Una vita di pancake la mattina, panni color lavanda e salvia e beige da stendere al sole con i piedi scalzi e tazze di caffè da sorseggiare sul dondolo nel portico. È reale? No, ma questa è la narrazione del sogno americano in pillole motivazionali da trenta secondi. Come può questo mappazzone di luoghi comuni e luce giusta fare presa sulla Gen Z, i nati dopo il 1996, statisticamente più progressisti e meno attenti a ruoli di genere fissi rispetto alla maggior parte delle generazioni che li hanno preceduti?

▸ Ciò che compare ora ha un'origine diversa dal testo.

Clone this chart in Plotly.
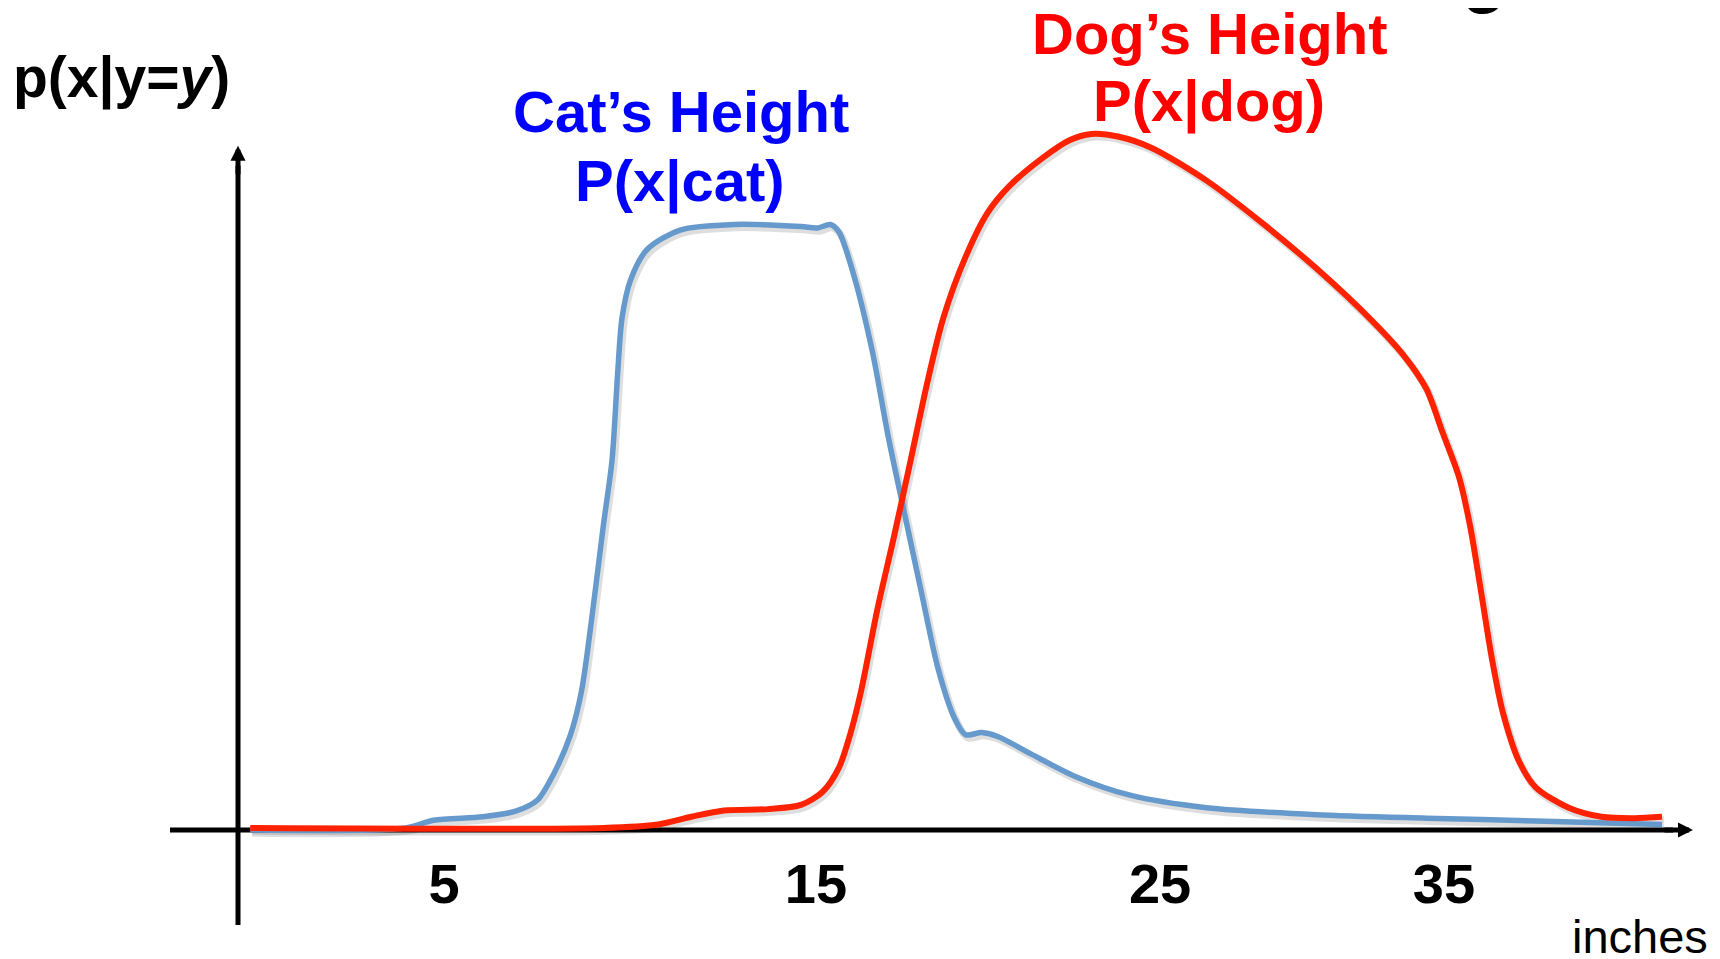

È una nicchia che colleziona cuori e visualizzazioni su TikTok e canta in sincronizzazione labiale o ballando al ritmo di musica rap citando la Bibbia e riflettendo sugli abiti modesti – ma carini – che indosseranno una volta sposate.
Mentre gran parte della ricerca sull’estrema destra si è concentrata sulla radicalizzazione dei giovani nei gruppi suprematisti bianchi e nazionalisti bianchi, c’è molta meno attenzione al processo di radicalizzazione delle adolescenti moderne. «Non solo questa ideologia sta diventando sempre più diffusa tra il pubblico femminile più giovane e di destra, ma si sta anche integrando nella cultura Internet della generazione Z, assumendo tendenze culturali attuali, opinioni politiche e concetti di genere – spiegano i ricercatori del Political Research Associates -. La “tradwifery” è un movimento complicato, intrappolato in una storia difficile di religiosità patriarcale, razzismo e misoginia, ma le aspiranti “tradwives” lavorano per semplificarlo e far passare l’ideologia in divertenti video musicali, facilmente digeribili dai loro follower».
Meglio non farlo sapere alla senatrice Mennuni. Sia mai si faccia un’idea più precisa di come un’uscita trash si possa trasformare in un nuovo trend.